Check every line of the entries for "source", and copy the lines that hold it.

Data items:
++++++++++

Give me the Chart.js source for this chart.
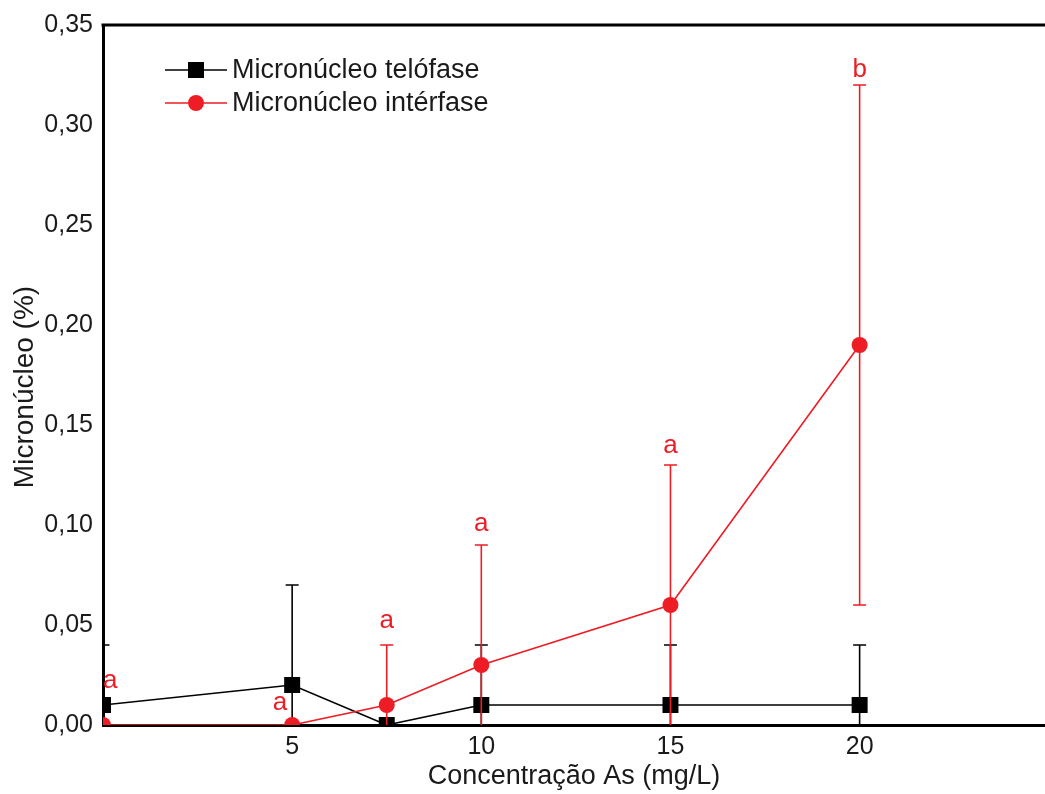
<!DOCTYPE html>
<html>
<head>
<meta charset="utf-8">
<script src="https://cdn.jsdelivr.net/npm/chart.js@4"></script>
<style>
  html, body { margin: 0; padding: 0; background: #fff; overflow: hidden; }
  #wrap { width: 1045px; height: 794px; }
</style>
</head>
<body>
<div id="wrap"><canvas id="chart" width="1045" height="794"></canvas></div>
<script>
const conc = [0, 5, 7.5, 10, 15, 20];
const telofase = [0.01, 0.02, 0, 0.01, 0.01, 0.01];
const telofaseErr = [0.03, 0.05, 0, 0.03, 0.03, 0.03];
const interfase = [0, 0, 0.01, 0.03, 0.06, 0.19];
const interfaseErr = [0, 0, 0.03, 0.06, 0.07, 0.13];
const xTicks = [5, 10, 15, 20];
const letters = ['a', 'a', 'a', 'a', 'a', 'b'];
const letterX = [0.19, 4.68, 7.5, 10, 15, 20];
const letterY = [0.0185, 0.0075, 0.0485, 0.097, 0.136, 0.324];

const RED = '#ee1c25';
const FONT = '"Liberation Sans", Arial, sans-serif';

// error bars, drawn right after each dataset
const errorBars = {
    id: 'errorBars',
    afterDatasetDraw(chart, args) {
        const ds = chart.data.datasets[args.index];
        if (!ds.err) return;
        const { ctx, chartArea, scales: { x, y } } = chart;
        ctx.save();
        ctx.beginPath();
        ctx.rect(chartArea.left, chartArea.top, chartArea.right - chartArea.left, chartArea.bottom - chartArea.top);
        ctx.clip();
        ctx.strokeStyle = ds.borderColor;
        ctx.lineWidth = 1.6;
        ds.data.forEach((p, i) => {
            const e = ds.err[i];
            if (!e) return;
            const px = x.getPixelForValue(p.x);
            const top = y.getPixelForValue(p.y + e);
            const bot = y.getPixelForValue(p.y - e);
            ctx.beginPath();
            ctx.moveTo(px, top);
            ctx.lineTo(px, bot);
            ctx.moveTo(px - 6.5, top);
            ctx.lineTo(px + 6.5, top);
            ctx.moveTo(px - 6.5, bot);
            ctx.lineTo(px + 6.5, bot);
            ctx.stroke();
        });
        ctx.restore();
    }
};

// top frame line, y title, significance letters and legend
const extras = {
    id: 'extras',
    afterDraw(chart) {
        const { ctx, chartArea, scales: { x, y } } = chart;
        ctx.save();
        ctx.strokeStyle = '#000';
        ctx.lineWidth = 3;
        ctx.beginPath();
        ctx.moveTo(chartArea.left - 1.5, chartArea.top);
        ctx.lineTo(chartArea.right, chartArea.top);
        ctx.stroke();

        ctx.save();
        ctx.translate(25, 387);
        ctx.rotate(-Math.PI / 2);
        ctx.fillStyle = '#1a1a1a';
        ctx.font = '28px ' + FONT;
        ctx.textAlign = 'center';
        ctx.textBaseline = 'middle';
        ctx.fillText('Micronúcleo (%)', 0, 0);
        ctx.restore();

        ctx.fillStyle = RED;
        ctx.font = '26px ' + FONT;
        ctx.textAlign = 'center';
        ctx.textBaseline = 'alphabetic';
        letters.forEach((t, i) => {
            ctx.fillText(t, x.getPixelForValue(letterX[i]), y.getPixelForValue(letterY[i]));
        });

        // legend
        const rows = [70, 103];
        ctx.font = '27px ' + FONT;
        chart.data.datasets.forEach((ds, i) => {
            const ly = rows[i];
            ctx.strokeStyle = ds.borderColor;
            ctx.lineWidth = 1.6;
            ctx.beginPath();
            ctx.moveTo(165, ly);
            ctx.lineTo(227, ly);
            ctx.stroke();
            ctx.fillStyle = ds.borderColor;
            if (ds.pointStyle === 'rect') {
                ctx.fillRect(188, ly - 8, 16, 16);
            } else {
                ctx.beginPath();
                ctx.arc(196, ly, 8, 0, Math.PI * 2);
                ctx.fill();
            }
            ctx.fillStyle = '#1a1a1a';
            ctx.textAlign = 'left';
            ctx.textBaseline = 'middle';
            ctx.fillText(ds.label, 232, ly + 1);
        });
        ctx.restore();
    }
};

new Chart(document.getElementById('chart'), {
    type: 'line',
    data: {
        datasets: [{
            label: 'Micronúcleo telófase',
            data: conc.map((c, i) => ({ x: c, y: telofase[i] })),
            err: telofaseErr,
            borderColor: '#000',
            backgroundColor: '#000',
            borderWidth: 1.6,
            pointStyle: 'rect',
            pointRadius: 11.3,
            pointBorderWidth: 0,
            clip: 0,
            order: 1
        }, {
            label: 'Micronúcleo intérfase',
            data: conc.map((c, i) => ({ x: c, y: interfase[i] })),
            err: interfaseErr,
            borderColor: RED,
            backgroundColor: RED,
            borderWidth: 1.6,
            pointStyle: 'circle',
            pointRadius: 8,
            pointBorderWidth: 0,
            clip: 0,
            order: 0
        }]
    },
    options: {
        responsive: false,
        animation: false,
        layout: { autoPadding: false, padding: { top: 25, right: 0, left: 0, bottom: 0 } },
        plugins: { legend: { display: false }, tooltip: { enabled: false } },
        scales: {
            x: {
                type: 'linear',
                min: 0,
                max: 24.9,
                grid: { display: false, drawTicks: false },
                border: { display: true, color: '#000', width: 3 },
                afterBuildTicks: (s) => { s.ticks = xTicks.map(v => ({ value: v })); },
                afterFit: (s) => { s.height = 69; s.paddingLeft = 0; s.paddingRight = 0; },
                ticks: { color: '#1a1a1a', padding: 7, font: { family: FONT, size: 25 } },
                title: {
                    display: true,
                    text: 'Concentração As (mg/L)',
                    color: '#1a1a1a',
                    padding: { top: 1, bottom: 1 },
                    font: { family: FONT, size: 27 }
                }
            },
            y: {
                min: 0,
                max: 0.35,
                grid: { display: false, drawTicks: false },
                border: { display: true, color: '#000', width: 3 },
                afterFit: (s) => { s.width = 103; s.paddingTop = 0; s.paddingBottom = 0; },
                ticks: {
                    stepSize: 0.05,
                    color: '#1a1a1a',
                    padding: 10,
                    font: { family: FONT, size: 25 },
                    callback: (v) => v.toFixed(2).replace('.', ',')
                },
                title: { display: false }
            }
        }
    },
    plugins: [errorBars, extras]
});
</script>
</body>
</html>
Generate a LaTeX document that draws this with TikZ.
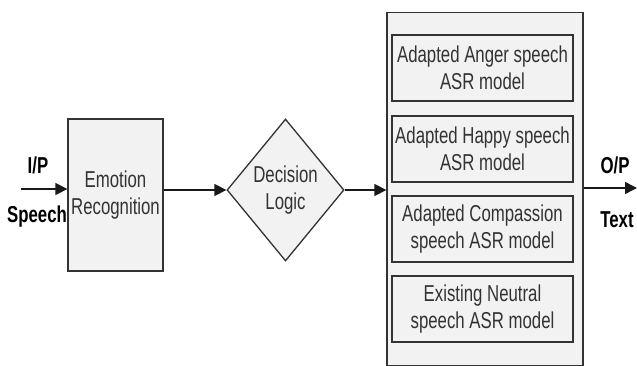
\documentclass[tikz,border=0pt]{standalone}
\usepackage{fontspec}
\setmainfont{Liberation Sans}[FakeStretch=0.73]
\usetikzlibrary{arrows.meta,shapes.geometric}
\definecolor{boxfill}{HTML}{F2F2F2}
\definecolor{edge}{HTML}{333333}
\tikzset{
  blockbox/.style={draw=edge,fill=boxfill,line width=1.3pt,inner sep=0pt,align=center,font=\fontsize{23}{27}\selectfont,text=black!80},
  modelbox/.style={blockbox,minimum width=181pt,minimum height=66pt},
  flow/.style={draw=black!90,line width=1.5pt,-{Triangle[length=12pt,width=12pt]}},
  iolabel/.style={font=\bfseries\fontsize{23}{24}\selectfont,inner sep=0pt}
}
\begin{document}
\begin{tikzpicture}[x=1pt,y=-1pt]
\useasboundingbox (0,0) rectangle (637,366);
\node[blockbox,minimum width=95pt,minimum height=152pt] (er) at (115.5,195) {Emotion\\Recognition};
\node[blockbox,diamond,minimum width=117pt,minimum height=142pt,aspect=0.82] (dl) at (285.5,190) {Decision\\Logic};
\node[blockbox,minimum width=196pt,minimum height=353pt] (big) at (485,189) {};
\node[modelbox] (m1) at (482.5,68) {Adapted Anger speech\\ASR model};
\node[modelbox] (m2) at (482.5,149) {Adapted Happy speech\\ASR model};
\node[modelbox] (m3) at (482.5,229) {Adapted Compassion\\speech ASR model};
\node[modelbox] (m4) at (482.5,309) {Existing Neutral\\speech ASR model};
\coordinate (in) at (21,189);
\coordinate (out) at (637,188);
\node[iolabel] (ip) at (38,165) {I/P};
\node[iolabel] (sp) at (37,217) {Speech};
\node[iolabel] (op) at (615,165) {O/P};
\node[iolabel] (tx) at (617,220) {Text};
\draw[flow] (in) -- (er.west |- in);
\draw[flow] (er.east |- dl.west) -- (dl.west);
\draw[flow] (dl.east) -- (big.west |- dl.east);
\draw[flow] (big.east |- out) -- (out);
\end{tikzpicture}
\end{document}
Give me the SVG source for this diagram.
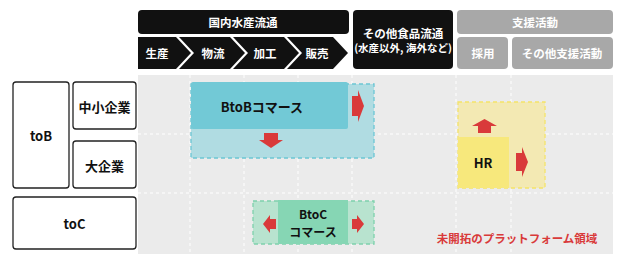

++++++++++

§ RESULT FOR THIS EXERCISE:
Give me the Chart.js source for this chart.
Give me the SVG source for this diagram.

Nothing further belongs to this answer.